By Kyran Fitzgerald
Most of us have heard all about the ‘gig economy’ — all those perspiring Deliveroo cyclists and exhausted Uber drivers, slaving away for pin money.
A very bad thing it is, we are assured, by those who fret about a return to work practices best described by the novelist, Charles Dickens.
Technology enabled as they may be, these workers are as far from the cosseted world of Silicon Valley as can be imagined.
There is indeed no shortage of exploitation of the young as has been the case, no doubt, ever since the cavemen first wielded their clubs.
Out in the jobs market, however, something rather more interesting is occurring.
The whole idea of temporary work is undergoing a major rethink and a large expansion in the number of people working for high wages in various forms of temporary, or ‘contingent’, employment has been taking place.
Consultancy group Accenture, in 2015, published a report on the rise of what is now known as the ‘extended workforce’.
Temporary or contingent workers, these days, are as often as not better paid than the permanent staff alongside whom they now frequently work.
Accenture reported that the worldwide annual spend on contingent labour reached $300bn (€258.5bn) in 2015 while the proportion of America’s workforce made up of independent workers — freelancers, contractors, temps — had risen from 6% in 1989 to 33% by the mid-2010s.
Upwards of 80% of freelancers now have professional degrees, working in sectors such as engineering, healthcare, accountancy, and finance.
The ‘extended workforce’ is increasingly mobile, global, and borderless.
It is being driven by online contractor exchanges.
Firms pay per transaction for this outsourced talent drawn from ‘The Cloud’.
In Dublin, last week, international recruiters and HR executives gathered to consider this growing trend under the umbrella of the World Employment Conference (WEC).
This international group was holding its annual conference.
WEC vice president Annemarie Muntz suggested that some are slow to grasp the significance of this trend and to adapt to this new reality.
Flexible workers still have difficulty securing a mortgage.
“Banks are so conservative. They look at people’s past, not at their prospects,” said Ms Muntz.
Yet, she argues, many newcomers to the jobs market nowadays are looking for two, three, even four jobs, allowing them maximum flexibility.
Her colleague, Hans Leenje, suggested that trade unions too need to adapt to a situation where a large number of people move in and out of organisations as project workers and where core, permanent workforces are diminished in number.
Increasingly, organisations will have to adapt and start thinking in terms of ‘total talent management’ of a workforce that is much more diverse, not merely in background, but in terms of the level and type of commitment it brings to the company in question.
Flexible working often suits people, particularly those who wish to make their work serve their wider lives rather than vice versa as has become the case in our long hours working culture.

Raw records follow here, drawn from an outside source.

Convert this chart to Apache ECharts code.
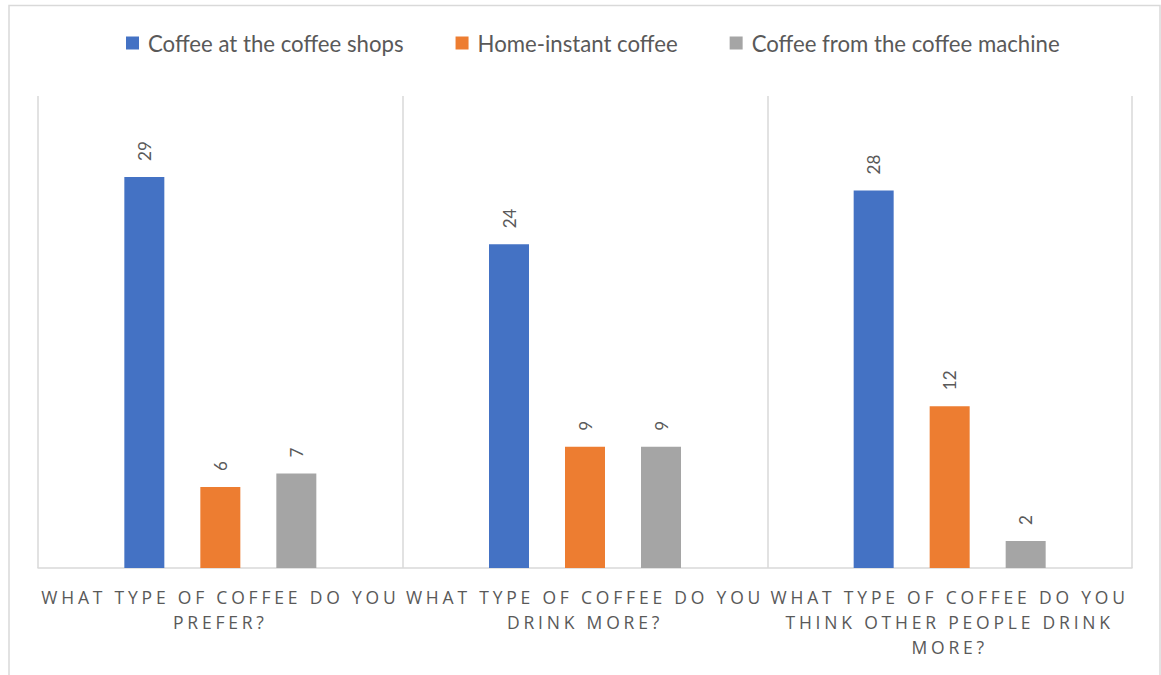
<!DOCTYPE html>
<html>
<head>
<meta charset="utf-8">
<script src="https://cdn.jsdelivr.net/npm/echarts@6/dist/echarts.min.js"></script>
<style>
  html, body { margin: 0; padding: 0; background: #ffffff; }
  #chart { width: 1161px; height: 675px; }
  /* spaced capitals for the question labels under each group */
  #chart text[style*="Open Sans"] { letter-spacing: 3.8px; }
</style>
</head>
<body>
<div id="chart"></div>
<script>
const questions = [
  'What type of coffee do you prefer?',
  'What type of coffee do you drink more?',
  'What type of coffee do you think other people drink more?'
];
const seriesNames = [
  'Coffee at the coffee shops',
  'Home-instant coffee',
  'Coffee from the coffee machine'
];
const coffeeShops = [29, 24, 28];
const homeInstant = [6, 9, 12];
const coffeeMachine = [7, 9, 2];
const seriesColors = ['#4472C4', '#ED7D31', '#A5A5A5'];

// wrap an upper-cased question at word boundaries
function wrapLabel(text, maxChars) {
  const words = text.toUpperCase().split(' ');
  const lines = [];
  let line = '';
  for (const w of words) {
    const next = line ? line + ' ' + w : w;
    if (next.length > maxChars && line) { lines.push(line); line = w; }
    else line = next;
  }
  if (line) lines.push(line);
  return lines.join('\n');
}

const chart = echarts.init(document.getElementById('chart'), null, { renderer: 'svg' });

const valueLabel = {
  show: true,
  position: 'top',
  rotate: 90,
  align: 'left',
  verticalAlign: 'middle',
  distance: 16,
  color: '#595959',
  fontFamily: 'Lato',
  fontSize: 17
};

const valueSets = [coffeeShops, homeInstant, coffeeMachine];

chart.setOption({
  animation: false,
  backgroundColor: '#ffffff',
  graphic: [{
    type: 'rect',
    shape: { x: 9, y: 5.5, width: 1151, height: 700 },
    style: { fill: 'none', stroke: '#d9d9d9', lineWidth: 1.5 },
    silent: true
  }],
  legend: {
    top: 27,
    left: 121,
    itemWidth: 13,
    itemHeight: 13,
    itemGap: 52,
    icon: 'rect',
    textStyle: { color: '#595959', fontFamily: 'Lato', fontSize: 22.2, padding: [0, 0, 0, 4] },
    data: seriesNames
  },
  grid: { left: 38, right: 29, top: 96, bottom: 107, containLabel: false },
  xAxis: {
    type: 'category',
    data: questions,
    boundaryGap: true,
    axisLine: { show: true, lineStyle: { color: '#d9d9d9', width: 1.5 } },
    axisTick: { show: false },
    splitLine: { show: true, lineStyle: { color: '#d9d9d9', width: 1.5 } },
    axisLabel: {
      interval: 0,
      margin: 16.5,
      color: '#595959',
      fontFamily: 'Open Sans',
      fontSize: 17.5,
      lineHeight: 25,
      formatter: v => wrapLabel(v, 26)
    }
  },
  yAxis: {
    type: 'value',
    min: 0,
    max: 35,
    show: false,
    splitLine: { show: false }
  },
  series: seriesNames.map((name, i) => ({
    name,
    type: 'bar',
    data: valueSets[i],
    barWidth: 40,
    barGap: '90%',
    itemStyle: { color: seriesColors[i] },
    label: valueLabel
  }))
});
</script>
</body>
</html>
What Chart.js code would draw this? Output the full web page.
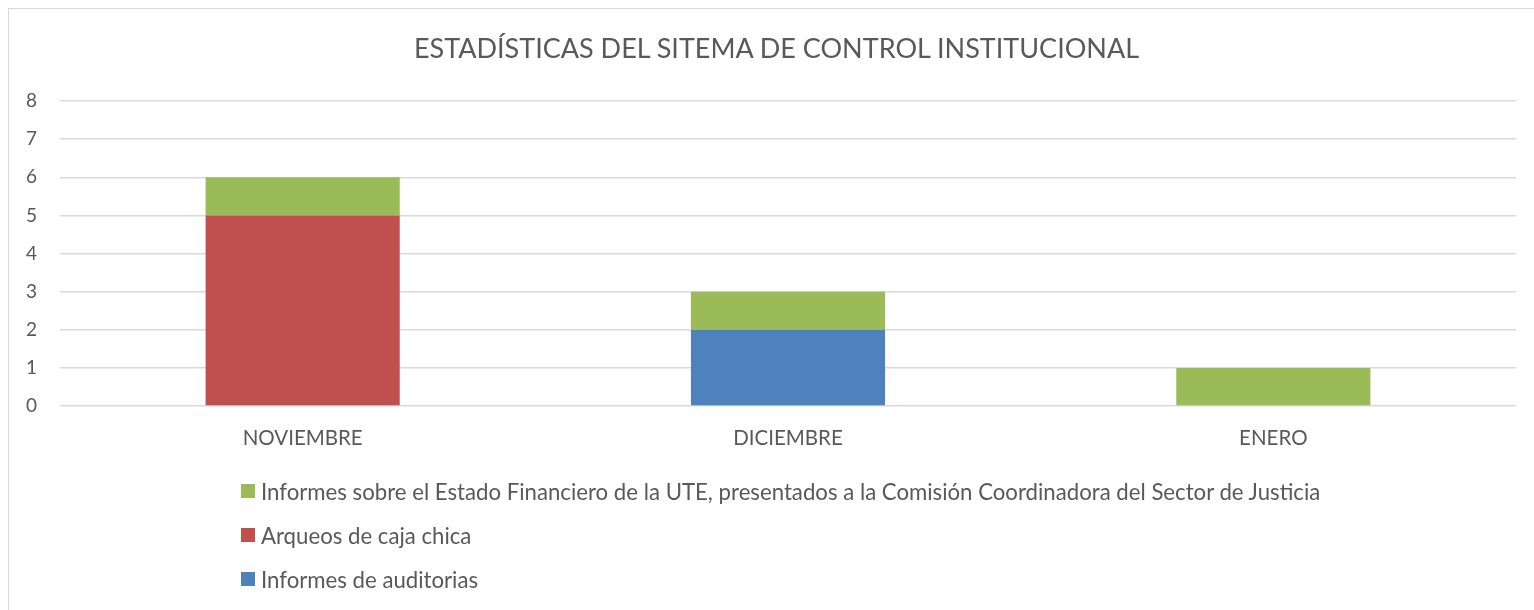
<!DOCTYPE html>
<html>
<head>
<meta charset="utf-8">
<script src="https://cdn.jsdelivr.net/npm/chart.js@4/dist/chart.umd.min.js"></script>
<style>
  html, body { margin: 0; padding: 0; background: #fff; }
  #wrap { position: relative; width: 1534px; height: 610px; overflow: hidden; }
  #frame { position: absolute; left: 8px; top: 8px; width: 1600px; height: 700px; border: 1px solid #d9d9d9; }
  #myChart { position: absolute; left: 0; top: 0; }
  #title { position: absolute; left: 0; top: 30px; width: 1553px; text-align: center; line-height: 36px;
           font-family: Lato, sans-serif; font-size: 27px; color: #595959; white-space: nowrap; }
  #legend { position: absolute; left: 241px; top: 477px; font-family: Lato, sans-serif; font-size: 22.2px; color: #595959; }
  .item { display: flex; align-items: center; height: 28px; margin-bottom: 16px; }
  .box { width: 14px; height: 14px; margin-right: 6px; }
</style>
</head>
<body>
<div id="wrap">
  <div id="frame"></div>
  <canvas id="myChart" width="1534" height="610"></canvas>
  <div id="title"></div>
  <div id="legend"></div>
</div>
<script>
var meses = ['NOVIEMBRE', 'DICIEMBRE', 'ENERO'];
var auditorias = [0, 2, 0];
var arqueos = [5, 0, 0];
var estadoFinanciero = [1, 1, 1];
var titulo = 'ESTADÍSTICAS DEL SITEMA DE CONTROL INSTITUCIONAL';

var textColor = '#595959';
var gridColor = '#d9d9d9';

var ctx = document.getElementById('myChart');
var myChart = new Chart(ctx, {
    type: 'bar',
    data: {
        labels: meses,
        datasets: [
            { label: 'Informes de auditorias', data: auditorias, backgroundColor: '#4f81bd' },
            { label: 'Arqueos de caja chica', data: arqueos, backgroundColor: '#c0504d' },
            { label: 'Informes sobre el Estado Financiero de la UTE, presentados a la Comisión Coordinadora del Sector de Justicia', data: estadoFinanciero, backgroundColor: '#9bbb59' }
        ]
    },
    options: {
        responsive: false,
        animation: false,
        layout: { padding: { left: 0, right: 18, top: 101, bottom: 154 } },
        datasets: { bar: { categoryPercentage: 1, barPercentage: 0.4 } },
        plugins: {
            legend: { display: false },
            tooltip: { enabled: false },
            title: { display: false }
        },
        scales: {
            x: {
                stacked: true,
                grid: { display: false, drawTicks: false },
                border: { display: false },
                ticks: { color: textColor, font: { family: 'Lato', size: 20.5 }, padding: 20 },
                afterFit: function (scale) { scale.height = 50; }
            },
            y: {
                stacked: true,
                min: 0,
                max: 8,
                grid: { color: gridColor, lineWidth: 1.5, drawTicks: false },
                border: { display: false },
                ticks: { stepSize: 1, color: textColor, font: { family: 'Lato', size: 19 }, padding: 23 },
                afterFit: function (scale) { scale.width = 60; }
            }
        }
    }
});

// titulo y leyenda vertical (orden invertido)
document.getElementById('title').textContent = titulo;
var legendEl = document.getElementById('legend');
var ds = myChart.data.datasets;
for (var i = ds.length - 1; i >= 0; i--) {
    var row = document.createElement('div');
    row.className = 'item';
    row.innerHTML = '<span class="box" style="background:' + ds[i].backgroundColor + '"></span><span>' + ds[i].label + '</span>';
    legendEl.appendChild(row);
}
</script>
</body>
</html>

Occupational psychologist Amy Smyth pointed to the skills churn in companies which see themselves as mere ‘consumers of work’, less willing than previously to ‘invest in their people’.
But the rapidity of technological change means that more and more tasks are rendered obsolete.
One estimate is that close to one-half of white-collar tasks will be replaced by algorithms.
Workers will have to be retrained to remain useful and companies will have to recommit to skills development.
Not merely are firms increasingly outsourcing work, they are also engaging in more collaborations with other companies.
Accenture cites the example of Proctor & Gamble which has entered into more than 1,000 agreements with ‘innovation partners’.
The consultancy refers to the “web of cross-organisational relationships” that form part of a new “supply chain of talent”.
Royal Bank of Canada has established a steering committee of managers with responsibility for its diverse, extended workforce while other firms have established ‘talent management offices’ reporting directly to the top, the CEO.
Data analytics is being used to assess the performance of short-term workers and, increasingly, HR managers are being advised to see themselves as talent brokers rather than as personnel managers.
Public bodies, State organisations, struggling with skill shortages in key areas need to rethink the way they access the labour market.
The idea of adding large numbers to permanent workforces in response to perceived demand may have to be closely questioned in an environment where gaps can now be filled much more easily on a short-term basis, based on a matching up between supply and demand.
In the health sector, where the workforce has become more feminised and where younger professionals, in general, crave more time with family, outsourced working, particularly that based on project work, has attractions for both sides of the labour market transaction.
"There is also quite a large group of professionals, such as doctors and teachers, to whom short-term contact with organisations after retirement from permanent posts can prove beneficial. The organisation retains their experience while they continue to contribute their expertise."
Organised groups such as trade unions and professional bodies along with hidebound management should not be allowed to block changes which could operate both to the wider public good and in the interests of individuals with much still to contribute.
There are many ways of filling up the talent pool without adding unnecessarily to the long-term cost base.